Variables and hypotheses
The independent variable (IV) is manipulated; the dependent variable (DV) is measured. Extraneous variables are unwanted variables that could affect the DV; if they systematically vary with the IV they become confounding variables.
An operational definition states exactly how a variable is measured (e.g. "aggression measured as number of physical contacts in 10 minutes"), making the study replicable.
Experimental design and control
Common designs include independent groups (different participants in each condition), repeated measures (same participants in all conditions), and matched pairs (participants matched on key characteristics). Control techniques include random allocation to conditions, standardised procedures, counterbalancing (to offset order effects in repeated measures), and single- or double-blind procedures.
Sampling
The population is everyone the researcher is interested in; the sample is who actually takes part. Techniques include:
- Random sampling: every member has an equal chance; reduces bias.

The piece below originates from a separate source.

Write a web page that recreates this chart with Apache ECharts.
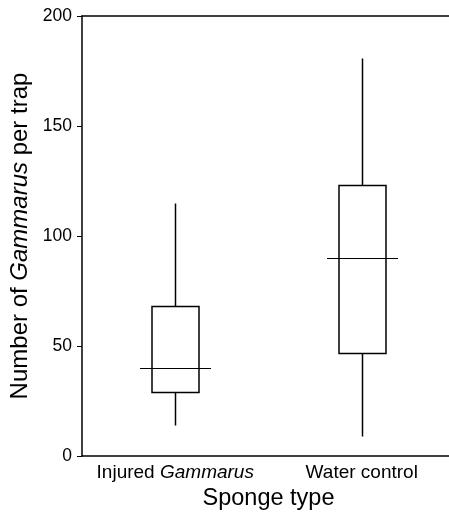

- Stratified sampling: the sample reflects subgroups in the population in proportion.
- Systematic sampling: selecting every nth person.
- Convenience (opportunity) sampling: whoever is available; quick but biased.
- Self-selected (volunteer) sampling: people respond to an advert; may attract atypical participants.
A representative sample supports generalisation to the population.
Validity and reliability
Validity is whether the study measures what it claims. Internal validity is whether the IV really caused the change in the DV (threatened by confounds). External validity is whether results generalise to other people (population validity) and settings (ecological validity). Reliability is consistency: would the same procedure produce the same results again? Test-retest and inter-rater reliability are two checks.
Ethics
Australian psychological research follows ethical guidelines (the National Statement and the Australian Psychological Society Code of Ethics). Key principles:
- Informed consent: participants agree knowing the study's nature.
- No undue deception, and debriefing afterward if any deception is used.
- Right to withdraw at any time, including their data.
- Protection from harm (physical and psychological).
- Confidentiality and anonymity of data.
Putting it together
When asked to design a study, state the method, IV, DV, hypothesis, sample and controls, then identify the ethical safeguards. When asked to evaluate a study, work through its validity, reliability, sampling and ethics, giving a balanced judgement rather than a one-sided list.